Half-measures won’t do to keep doctors ‘clean’

Sunday, October 12, 2008

Say it ain’t so, Charlie! You got $3,500 for a Paxil talk at the Citrus Club in Orlando; $3,000 for a speech on the same drug at a resort in Jackson Hole; $10,500 for three more in Las Vegas. In total, $2.8 million in consulting fees over eight years, much of it not reported to Emory University, in violation of federal regulations and assurances he gave school administrators. That’s the distressing tale of Dr. Charles Nemeroff, recently forced by revelations of these nondisclosures to step down as chair of Emory’s Department of Psychiatry and Behavioral Sciences.

While he led a government-industry collaborative clinical trial involving one of GlaxoSmithKline’s antidepressants, Nemeroff repeatedly concealed his Glaxo-funded extracurricular financial compensation.

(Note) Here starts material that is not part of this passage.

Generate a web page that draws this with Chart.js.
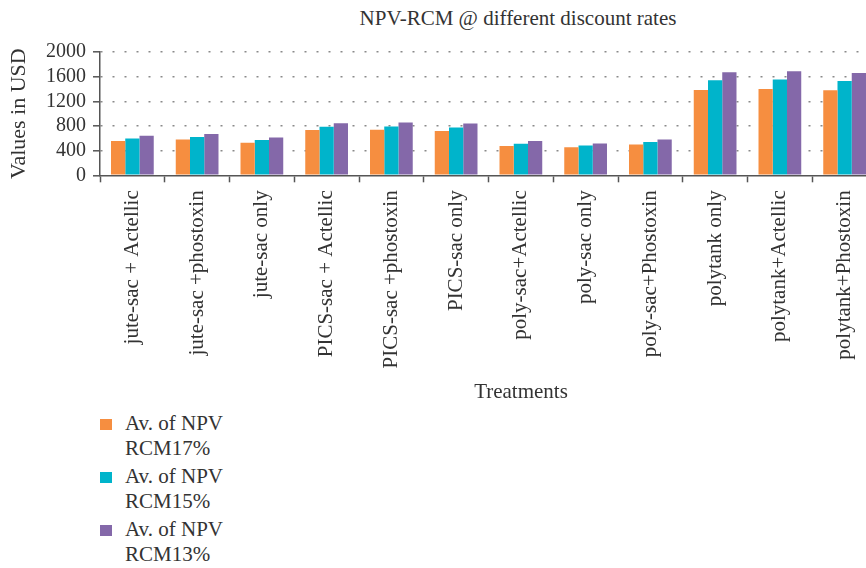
<!DOCTYPE html>
<html>
<head>
<meta charset="utf-8">
<script src="https://cdn.jsdelivr.net/npm/chart.js@4/dist/chart.umd.min.js"></script>
<style>
    html, body { margin: 0; padding: 0; background: #fff; overflow: hidden; }
    body { width: 866px; height: 568px; position: relative; font-family: 'Liberation Serif', serif; color: #333; }
    #wrap { position: absolute; left: 0; top: 0; width: 890px; height: 400px; }
    .title { position: absolute; left: 0; width: 1036px; text-align: center; font-size: 21px; line-height: 24px; }
    #legend { position: absolute; left: 100px; top: 411px; font-size: 21px; line-height: 24.5px; }
    .item { position: relative; padding-left: 25px; margin-bottom: 4px; }
    .item span { position: absolute; left: 0; top: 8px; width: 12px; height: 11px; }
</style>
</head>
<body>
<div class="title" style="top:6px">NPV-RCM @ different discount rates</div>
<div id="wrap"><canvas id="chart"></canvas></div>
<div class="title" style="top:379px; width:1042px">Treatments</div>
<div id="legend"></div>
<script>
document.addEventListener("DOMContentLoaded", function () {
    // Data
    const categories = [
        'jute-sac + Actellic', 'jute-sac +phostoxin', 'jute-sac only',
        'PICS-sac + Actellic', 'PICS-sac +phostoxin', 'PICS-sac only',
        'poly-sac+Actellic', 'poly-sac only', 'poly-sac+Phostoxin',
        'polytank only', 'polytank+Actellic', 'polytank+Phostoxin'
    ];
    const npv17 = [555, 582, 528, 733, 738, 717, 474, 453, 501, 1385, 1401, 1380];
    const npv15 = [598, 620, 571, 787, 793, 777, 512, 485, 539, 1542, 1553, 1531];
    const npv13 = [641, 668, 615, 846, 857, 841, 555, 517, 582, 1671, 1688, 1660];
    const seriesNames = ['Av. of NPV\nRCM17%', 'Av. of NPV\nRCM15%', 'Av. of NPV\nRCM13%'];
    const colors = ['#F68E40', '#00B4CB', '#8468A9'];
    const yTicks = [0, 400, 800, 1200, 1600, 2000];

    const axisColor = '#555';
    const fam = "'Liberation Serif', serif";

    const ctx = document.getElementById('chart').getContext('2d');
    const chart = new Chart(ctx, {
        type: 'bar',
        data: {
            labels: categories,
            datasets: [npv17, npv15, npv13].map((d, i) => ({
                label: seriesNames[i],
                data: d,
                backgroundColor: colors[i],
                borderWidth: 0,
                categoryPercentage: 0.66,
                barPercentage: 1.0
            }))
        },
        options: {
            responsive: true,
            maintainAspectRatio: false,
            animation: false,
            layout: { padding: { top: 52, right: 13, left: 0, bottom: 0 } },
            plugins: {
                legend: { display: false },
                tooltip: { enabled: false }
            },
            scales: {
                x: {
                    afterFit: s => { s.height = 224.7; },
                    grid: {
                        drawOnChartArea: false,
                        tickLength: 7,
                        tickColor: axisColor,
                        tickWidth: 1.5
                    },
                    border: { display: true, color: axisColor, width: 1.5 },
                    ticks: {
                        autoSkip: false,
                        maxRotation: 90,
                        minRotation: 90,
                        padding: 8,
                        color: '#333',
                        font: { family: fam, size: 21 }
                    }
                },
                y: {
                    min: yTicks[0],
                    max: yTicks[yTicks.length - 1],
                    afterFit: s => { s.width = 100; },
                    afterBuildTicks: s => { s.ticks = yTicks.map(v => ({ value: v })); },
                    grid: {
                        color: c => c.tick && c.tick.value === 0 ? 'rgba(0,0,0,0)' : '#8a8a8a',
                        lineWidth: 1.6,
                        tickLength: 7,
                        tickColor: axisColor,
                        tickWidth: 1.5,
                        tickBorderDash: []
                    },
                    border: { display: true, color: axisColor, width: 1.5, dash: [2, 10] },
                    ticks: {
                        autoSkip: false,
                        padding: 7,
                        color: '#333',
                        font: { family: fam, size: 20 },
                        callback: v => String(v)
                    },
                    title: {
                        display: true,
                        text: 'Values in USD',
                        color: '#333',
                        font: { family: fam, size: 22 },
                        padding: { top: 6, bottom: 0 }
                    }
                }
            }
        }
    });

    // Legend with wrapped labels
    const legend = document.getElementById('legend');
    chart.data.datasets.forEach(ds => {
        const item = document.createElement('div');
        item.className = 'item';
        const box = document.createElement('span');
        box.style.background = ds.backgroundColor;
        item.appendChild(box);
        ds.label.split('\n').forEach((line, i) => {
            if (i) item.appendChild(document.createElement('br'));
            item.appendChild(document.createTextNode(line));
        });
        legend.appendChild(item);
    });
});
</script>
</body>
</html>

On multiple occasions, Nemeroff assured Emory that he did not exceed the federal regulatory threshold of $10,000, even as he took in up to $170,000 a year from the company.

This was not Nemeroff’s first brush with nondisclosure. We at Public Citizen have long opposed a now-discredited device for serious depression called vagus nerve stimulation made by Cyberonics. Yet, in the midst of this debate, an article appeared in Neuropsychopharmacology, authored by eight leading academics led by Nemeroff, saying the device “appears to be a valuable addition to existing treatments.”

Not so fast! As the Wall Street Journal revealed, the article was actually ghost-written by a Cyberonics employee, and none of the eight academics disclosed any conflicts, although all were consultants to Cyberonics. Nemeroff, in particular, should have known better: He was the editor of the journal, which required such disclosures. Although he was forced to resign, the article remains in the medical literature. There is no telling how many doctors were swayed toward inserting this ineffective device into unsuspecting patients.

It might be tempting to write off Nemeroff as a bad apple. But investigations by the U.S. Senate Finance Committee have identified several other prominent academics who failed to disclose the enormous sums of industry largess they accepted.

The problem is the notion that disclosure alone is a panacea for conflict of interest. Disclosure amounts to an evasion of responsibility because the consumer of the disclosed information then becomes responsible for interpreting it. Is a talk by a presenter who has received $30,000 from a sponsor twice as tainted as one by a presenter who has accepted $15,000?

Certain relationships are so egregious that no amount of disclosure will suffice. For instance, investigators in clinical trials should have no direct financial interest in the products they are investigating.

There should also be a low ceiling on total external payments to academics. What assurance did Emory have that Nemeroff was fulfilling his responsibilities as department chair if he was continually jetting off to extol Paxil’s virtues?

Congress is considering bills that would create a database of drug and device companies’ payments to physicians. But the legislation has been watered down to garner support from drug companies and organized medicine. Meanwhile, some leading medical schools, such as the universities of Pennsylvania and Massachusetts, are taking the initiative, implementing stringent policies that restrict the relationships between physicians and industry.

But these efforts remain voluntary and compliance is likely to be spotty. To restore public trust, doctors will have to “just say no” to drug company trinkets, medical schools should keep companies out of clinics and insulate company-funded research from meddling, and government must develop policies that stamp out the worst excesses. Mere disclosure will not suffice.

• Dr. Peter Lurie is deputy director of the Health Research Group at Public Citizen. Jonas Hines is research associate at Public Citizen.